Who are the people who can pay such rents?   They are sometimes native New Yorkers, but more often than not, they are people who have come to NYC for fame, fortune and excitement.  Investment bankers, lawyers, big business owners and executive, movie stars, international criminals,  real and imagined students being subsidized by wealthy parents.  Some of the wealthy live alone.  Others, in their twenties, share apartments paying $1,000 to $2,000 per month each, to have a small bedroom in the right location.

In Manhattan, the primary format for developing rental buildings is to utilize the 80/20 program.  Under this program, 80% of the units are market rents and 20% of the units pay affordable rents.  If market rents are $70 and affordable are $16, the developer is taking a big hit on the affordable units.  However, the trade off is long term real estate tax abatement and low floater bond interest rates.  Instead of paying real estate taxes of $15 to $20 per square foot, 80/20 buildings pay $1 or 2.  And instead of paying today’s conventional long term mortgage interest rates of 4 or 5%, interest rates on low floater bonds are under 1%.

The all-in development cost of building 80/20 buildings in Manhattan is about $900 per rentable square foot.  The blended rental income is about $60.  Operating expenses and real estate taxes combined comes to about $12.   Thus the net operating income is $60-12 = $48.  The stabilized return on investment or cap rate is $48 / $900 = 5.3%.  This 5.3% cap rate doesn’t sound to great, until you consider that your debt service on your low floater bond of say $600 per square foot is today about $12.  That leaves a whopping $32 per square foot of cash flow on $300 of equity.  And when it comes selling an apartment building in Manhattan, the cap rates are 3.5 to 4.0%.  A 3.5% cap rate on $48 of NOI equals $1,370 versus a development cost of $900 per square foot.  And a decent sized rental building may be 300,000 rentable square feet or more.  300,000 SF X  $470 profit on sale per SF =$1,410,000,000.  We rest our case.


There are enclaves where rents are close or equal to Manhattan rents – Willimsburg, Brooklyn Heights, Cobble Hill, DUMBO and Park Slope, to name a few.  But of course there are many more areas where rents are in the $40 per square foot range and in the less desirable areas, the rents are lower still, but there are few vacancies.

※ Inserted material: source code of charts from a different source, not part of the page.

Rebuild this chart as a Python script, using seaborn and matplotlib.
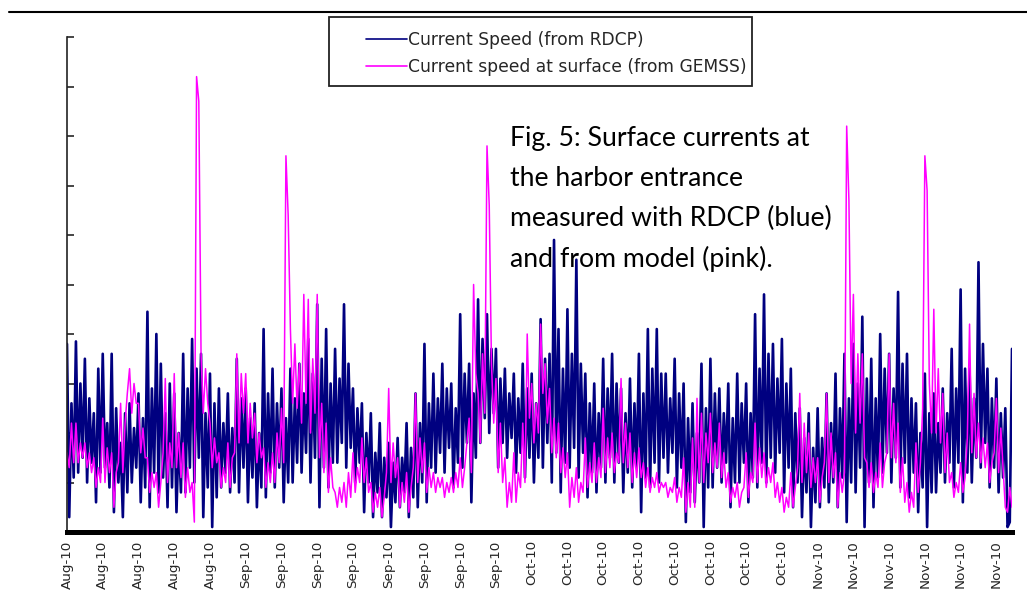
import pandas as pd
import numpy as np
import matplotlib
matplotlib.use("Agg")
import matplotlib.pyplot as plt
import matplotlib.dates as mdates
from matplotlib.patches import Rectangle
from matplotlib.lines import Line2D
import seaborn as sns

# ----------------------------------------------------------------------
# Data (6-hourly, from 12 Aug 2010)
# ----------------------------------------------------------------------
START = "2010-08-12"
STEP = "6h"

# current speed measured by RDCP (navy)
rdcp = [
    3.8, 0.3, 2.6, 1.1,   3.85, 1.2, 3.0, 1.5,   3.5, 1.0, 2.7, 1.4,   2.4, 0.6, 3.3, 1.2,
    3.6, 1.3, 2.2, 0.9,   3.6, 0.4, 2.5, 1.0,    1.8, 0.3, 2.4, 0.8,   2.6, 1.0, 2.1, 1.3,
    2.8, 0.6, 2.3, 0.9,   4.45, 0.5, 2.9, 1.2,   4.0, 0.8, 3.4, 1.1,   2.4, 0.5, 3.0, 0.9,
    2.8, 0.4, 2.0, 0.8,   3.6, 0.8, 2.9, 1.3,    3.9, 1.0, 3.3, 1.5,   3.6, 0.3, 2.4, 0.9,
    3.2, 0.1, 2.6, 0.7,   2.9, 0.9, 2.2, 1.2,    2.8, 0.8, 2.1, 1.0,   3.5, 0.8, 2.7, 1.3,
    2.9, 0.6, 2.3, 1.1,   2.6, 0.5, 2.0, 0.9,    4.1, 0.7, 2.8, 1.2,   3.3, 0.9, 2.6, 1.3,
    2.9, 0.6, 2.3, 1.0,   3.3, 1.0, 2.7, 1.4,    3.4, 1.2, 2.8, 1.6,   3.9, 1.0, 3.2, 1.5,
    4.6, 0.5, 3.5, 1.3,   4.1, 0.9, 3.0, 1.4,    3.7, 1.4, 3.1, 1.8,   4.6, 1.3, 3.4, 1.7,
    2.9, 1.0, 2.5, 1.4,   2.6, 0.4, 2.0, 1.0,    2.4, 0.3, 1.6, 0.8,   2.2, 0.3, 1.5, 0.7,
    1.8, 0.1, 1.4, 0.6,   1.9, 0.5, 1.5, 0.8,    2.2, 0.3, 1.7, 0.7,   2.8, 0.5, 2.2, 1.0,
    3.8, 0.6, 2.6, 1.3,   3.2, 1.2, 2.7, 1.6,    3.4, 1.2, 2.9, 1.7,   3.0, 0.9, 2.5, 1.4,
    4.4, 1.3, 3.2, 1.8,   3.4, 0.6, 2.8, 1.5,    4.7, 1.8, 3.9, 2.3,   4.4, 2.0, 3.7, 2.4,
    3.7, 1.3, 3.1, 1.8,   3.3, 1.5, 2.8, 1.9,    3.2, 1.2, 2.7, 1.6,   3.4, 1.1, 2.9, 1.5,
    3.2, 1.0, 2.6, 1.5,   4.3, 1.3, 3.5, 1.8,    3.6, 1.0, 5.9, 1.6,   4.1, 0.8, 3.3, 1.4,
    4.5, 1.3, 3.6, 1.7,   5.5, 1.1, 3.4, 1.6,    3.2, 0.7, 2.6, 1.2,   3.0, 0.8, 2.4, 1.3,
    3.5, 1.0, 2.9, 1.5,   3.6, 1.0, 3.0, 1.4,    2.9, 0.8, 2.4, 1.2,   3.1, 0.9, 2.6, 1.3,
    3.6, 0.4, 2.8, 1.1,   4.1, 0.9, 3.3, 1.4,    4.1, 1.0, 3.2, 1.5,   3.2, 1.2, 2.7, 1.6,
    3.5, 0.9, 2.8, 1.3,   3.0, 0.2, 2.3, 0.8,    2.6, 0.6, 2.0, 1.0,   3.4, 0.1, 2.5, 0.9,
    3.5, 0.9, 2.8, 1.3,   2.9, 1.0, 2.4, 1.4,    3.0, 0.5, 2.3, 1.0,   3.2, 1.0, 2.6, 1.4,
    3.0, 0.6, 2.4, 1.1,   4.4, 0.9, 3.3, 1.4,    4.8, 1.0, 3.6, 1.5,   3.8, 1.2, 3.1, 1.6,
    3.9, 0.8, 3.0, 1.3,   3.3, 0.5, 2.4, 1.0,    2.5, 0.3, 1.9, 0.8,   2.4, 0.1, 1.7, 0.6,
    2.5, 0.5, 1.9, 0.9,   2.8, 0.6, 2.2, 1.0,    3.2, 0.5, 2.5, 1.1,   3.6, 0.2, 2.7, 1.0,
    3.8, 0.8, 3.0, 1.3,   4.35, 0.1, 3.1, 1.0,   3.5, 0.5, 2.7, 1.1,   4.0, 1.2, 3.3, 1.6,
    3.6, 1.0, 2.9, 1.5,   4.85, 0.9, 3.4, 1.4,   3.6, 0.7, 2.7, 1.2,   2.6, 0.4, 2.0, 0.9,
    3.2, 0.1, 2.4, 0.8,   2.8, 0.8, 2.2, 1.2,    2.9, 1.0, 2.4, 1.4,   3.7, 0.9, 2.9, 1.4,
    4.9, 0.6, 3.3, 1.2,   3.3, 1.0, 2.7, 1.5,    5.45, 1.3, 3.8, 1.8,  3.3, 0.9, 2.7, 1.3,
    3.1, 0.8, 2.4, 1.1,   2.5, 0.1, 0.2, 3.7,
]

# current speed at surface from GEMSS model (magenta)
gemss = [
    1.6, 1.3, 2.2, 1.4,   2.2, 1.4, 1.8, 1.5,   1.8, 1.3, 1.6, 1.2,   1.5, 0.9, 1.3, 1.0,
    2.3, 1.0, 1.7, 1.2,   1.6, 0.5, 1.2, 1.4,   2.6, 1.2, 2.2, 2.8,   3.3, 2.4, 3.0, 2.6,
    2.6, 1.6, 2.1, 1.5,   1.5, 0.8, 1.2, 0.9,   1.2, 0.5, 1.0, 1.6,   3.1, 1.0, 1.8, 1.3,
    3.2, 1.3, 2.0, 1.1,   1.8, 0.7, 1.3, 0.8,   1.0, 0.2, 9.2, 8.7,   3.6, 2.4, 3.3, 2.6,
    2.2, 1.3, 1.9, 1.4,   1.6, 0.9, 1.3, 1.0,   1.8, 0.9, 1.5, 1.6,   3.6, 1.8, 3.2, 2.4,
    3.2, 1.8, 2.6, 1.9,   2.4, 1.4, 2.0, 1.5,   1.7, 0.9, 1.4, 1.0,   1.6, 1.0, 2.0, 1.4,
    2.5, 1.4, 7.6, 6.4,   4.1, 2.6, 3.8, 2.5,   3.4, 2.2, 4.8, 2.6,   4.7, 2.0, 3.5, 2.4,
    4.8, 1.5, 2.6, 1.2,   2.2, 0.8, 1.5, 0.9,   0.8, 0.5, 0.9, 0.6,   1.0, 0.5, 1.2, 0.7,
    1.6, 0.8, 1.3, 1.0,   1.9, 1.0, 1.5, 0.8,   1.0, 0.4, 0.8, 0.5,   0.9, 0.3, 0.7, 1.2,
    2.9, 1.0, 1.8, 1.1,   1.5, 0.5, 1.0, 0.6,   1.2, 0.4, 0.9, 1.3,   2.8, 1.0, 1.9, 1.2,
    1.8, 0.8, 1.3, 0.9,   1.2, 0.8, 1.1, 0.9,   1.1, 0.7, 1.0, 0.8,   1.1, 0.8, 1.2, 0.9,
    1.5, 0.9, 1.3, 1.8,   2.3, 1.2, 5.0, 3.2,   2.8, 1.8, 3.6, 2.4,   7.8, 6.6, 3.4, 2.2,
    3.1, 1.2, 2.2, 1.0,   1.5, 0.5, 1.0, 0.6,   1.6, 0.6, 1.2, 0.9,   2.2, 1.0, 4.0, 2.3,
    3.0, 1.8, 2.6, 2.0,   4.2, 2.8, 3.4, 2.2,   2.9, 1.6, 2.3, 1.5,   2.2, 1.2, 1.7, 1.1,
    1.6, 0.5, 1.1, 0.7,   1.3, 0.6, 1.0, 0.8,   1.9, 0.9, 1.4, 1.0,   1.8, 1.0, 1.5, 1.1,
    2.5, 1.2, 1.9, 1.3,   2.0, 1.2, 1.6, 1.4,   3.1, 1.4, 2.2, 1.3,   2.0, 1.0, 1.6, 1.1,
    1.7, 1.1, 1.4, 0.9,   1.3, 0.8, 1.1, 0.9,   1.2, 0.8, 1.0, 0.9,   1.0, 0.7, 0.9, 0.8,
    1.1, 0.6, 0.9, 0.7,   1.5, 0.4, 1.0, 0.5,   1.9, 0.5, 2.7, 1.0,   2.4, 1.0, 2.0, 1.4,
    2.4, 1.2, 1.8, 1.3,   2.2, 1.1, 1.6, 0.9,   1.2, 0.6, 0.9, 0.7,   1.0, 0.5, 0.8, 0.9,
    1.6, 0.7, 1.2, 1.0,   2.2, 1.0, 1.7, 1.1,   1.6, 0.9, 1.3, 1.0,   1.4, 0.7, 1.0, 0.6,
    0.9, 0.4, 0.7, 0.5,   1.2, 0.5, 0.9, 1.3,   2.8, 1.0, 2.2, 1.2,   2.0, 0.9, 1.5, 1.0,
    1.5, 0.6, 1.1, 1.4,   2.8, 1.0, 2.0, 1.1,   1.6, 0.5, 1.2, 0.8,   1.2, 8.2, 6.7, 3.0,
    4.8, 2.0, 3.6, 2.2,   3.6, 1.5, 1.4, 0.9,   1.4, 0.8, 1.2, 0.9,   1.8, 0.9, 1.4, 1.6,
    3.6, 1.5, 2.6, 1.4,   2.2, 0.8, 1.5, 0.6,   1.0, 0.4, 0.8, 0.5,   1.8, 0.8, 1.4, 2.5,
    7.6, 6.9, 3.0, 2.0,   4.5, 2.0, 3.3, 1.8,   2.8, 1.2, 2.0, 1.0,   1.2, 0.7, 1.0, 0.8,
    1.4, 0.8, 1.1, 1.9,   4.2, 1.6, 2.8, 1.5,   2.2, 1.4, 1.9, 1.3,   1.8, 1.0, 1.4, 1.6,
    2.7, 1.2, 2.1, 1.3,   0.5, 0.4, 0.9, 0.5,
]

# tick positions on the date axis (every 4 days, shown as Mon-yy)
tick_dates = pd.date_range("2010-08-12", "2010-11-24", freq="4D")

LABEL_RDCP = "Current Speed (from RDCP)"
LABEL_GEMSS = "Current speed at surface (from GEMSS)"
NOTE = ("Fig. 5: Surface currents at\nthe harbor entrance\n"
        "measured with RDCP (blue)\nand from model (pink).")

df_rdcp = pd.DataFrame({"time": pd.date_range(START, periods=len(rdcp), freq=STEP),
                        "speed": rdcp})
df_gemss = pd.DataFrame({"time": pd.date_range(START, periods=len(gemss), freq=STEP),
                         "speed": gemss})

# ----------------------------------------------------------------------
# Figure
# ----------------------------------------------------------------------
sns.set_style("white")
plt.rcParams["font.family"] = ["DejaVu Sans"]

W, H = 1027, 594
fig = plt.figure(figsize=(W / 100, H / 100), dpi=100)
ax = fig.add_axes([67 / W, 62 / H, 945 / W, 495 / H])

sns.lineplot(data=df_rdcp, x="time", y="speed", color="#000080", lw=1.9,
             estimator=None, ax=ax, label=LABEL_RDCP)
sns.lineplot(data=df_gemss, x="time", y="speed", color="#FF00FF", lw=1.1,
             estimator=None, ax=ax, label=LABEL_GEMSS)

ax.set_ylim(0, 10)
ax.set_yticks(np.arange(0, 11, 1))
ax.set_xlim(df_rdcp["time"].iloc[0], df_rdcp["time"].iloc[-1])
ax.set_xticks(tick_dates)
ax.xaxis.set_major_formatter(mdates.DateFormatter("%b-%y"))
ax.tick_params(axis="y", direction="in", length=5, width=1.2, labelleft=False, left=True)
ax.tick_params(axis="x", length=0, pad=6, labelsize=9.7, rotation=90)
ax.set_xlabel("")
ax.set_ylabel("")

for side in ["top", "right"]:
    ax.spines[side].set_visible(False)
ax.spines["left"].set_color("#222222")
ax.spines["left"].set_linewidth(1.2)
ax.spines["bottom"].set_color("black")
ax.spines["bottom"].set_linewidth(3.6)
ax.spines["bottom"].set_zorder(10)

# legend box
box = Rectangle((329 / W, 1 - 86 / H), 423 / W, 69 / H, transform=fig.transFigure,
                facecolor="white", edgecolor="#222222", lw=1.3, clip_on=False, zorder=6)
ax.add_patch(box)
leg = ax.legend(loc="upper left", bbox_to_anchor=(351 / W, 1 - 16 / H),
                bbox_transform=fig.transFigure, frameon=False, fontsize=12.3,
                handlelength=2.35, handletextpad=0.1, labelspacing=0.48, borderpad=0.4)
for line in leg.get_lines():
    line.set_linewidth(1.2)
leg.set_zorder(7)

# caption inside the plot
fig.text(510 / W, 1 - 126 / H, NOTE, ha="left", va="top", fontsize=19.2,
         family=["Lato", "DejaVu Sans"], linespacing=1.74, color="black", zorder=0)

# rule at the top of the page
fig.add_artist(Line2D([9 / W, 1.0], [1 - 12 / H, 1 - 12 / H], transform=fig.transFigure,
                      color="black", lw=1.5))

fig.savefig("out.png", dpi=100)
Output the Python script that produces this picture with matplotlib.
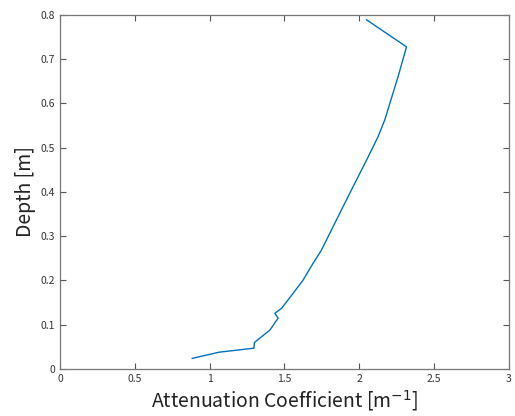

Even in today’s nationally depressed condo market, Manhattan continues to show strength.   Per square foot prices for good buildings in good locations are $1,200 and higher.  The highest prices are paid for larger units, higher view floors and prestigious addresses.  For example, a 5,000 square foot unit on a high floor, in the Time Warner Building at Columbus Circle, will sell for $5,000 per square foot or $25,000,000.

For buyers, of Manhattan condos, with unlimited funds, there seems to be no price that is to high.


Once you cross the Rubicon, price is an issue.  For example if you sell a condo for $700 per square foot in Brooklyn, Queens, Jersey City or Hoboken, you’ve done very well indeed.  Prices in the $400 to $600 per square foot range are more the norm.


There just doesn’t seem to be a limit to absorption of hotel rooms in Manhattan.  Occupancy rates on an annual basis are running steadily at 85% or better.   And the returns on investment are excellent, if food and beverage operations are kept to a minimum or entire eliminated – i.e. limited service hotels.

The economics for limited service hotels of 100 keys or more are as follows:

All in development cost of about $370,000 per key.  With $300 average daily rates at 85% occupancy the adjusted room income is $93,000 per key per year

All in expenses run about 55% of this adjusted room income or $ 51,000 per key per year.  Thus NOI per key is about $42,000 per key per year.

ROI is $42,000 / $370,000 = 11%.  Limited service hotels sell for $400,000 to $600,000 per key.

Hotel flags can be either national brands like Hilton Garden Inn, Marriot Courtyard, Fairfield, Holliday Inn Express, or can be popular boutiques like the Standard, and the Gansevoort in Manhattan.  The hot boutique hotels can often charge a premium room rate and can derive substantial additional net income from F&B sales.


Rental Apartments – 65% construction loan, the balance developer and investor equity.

Manhattan Condos – 60% construction loan, the balance developer and investor equity

Manhattan Hotels —  50% construction loan, the balance developer equity.

Required Internal Rates of Return on Development Deals are as follows:

In general, realistically projected leveraged IRRs, at the deal level, before developer promotes, are approximately 25%, for condo and hotel developments assuming an average three year investment period. Leveraged IRRs sought by investors may be lower for a variety of reasons.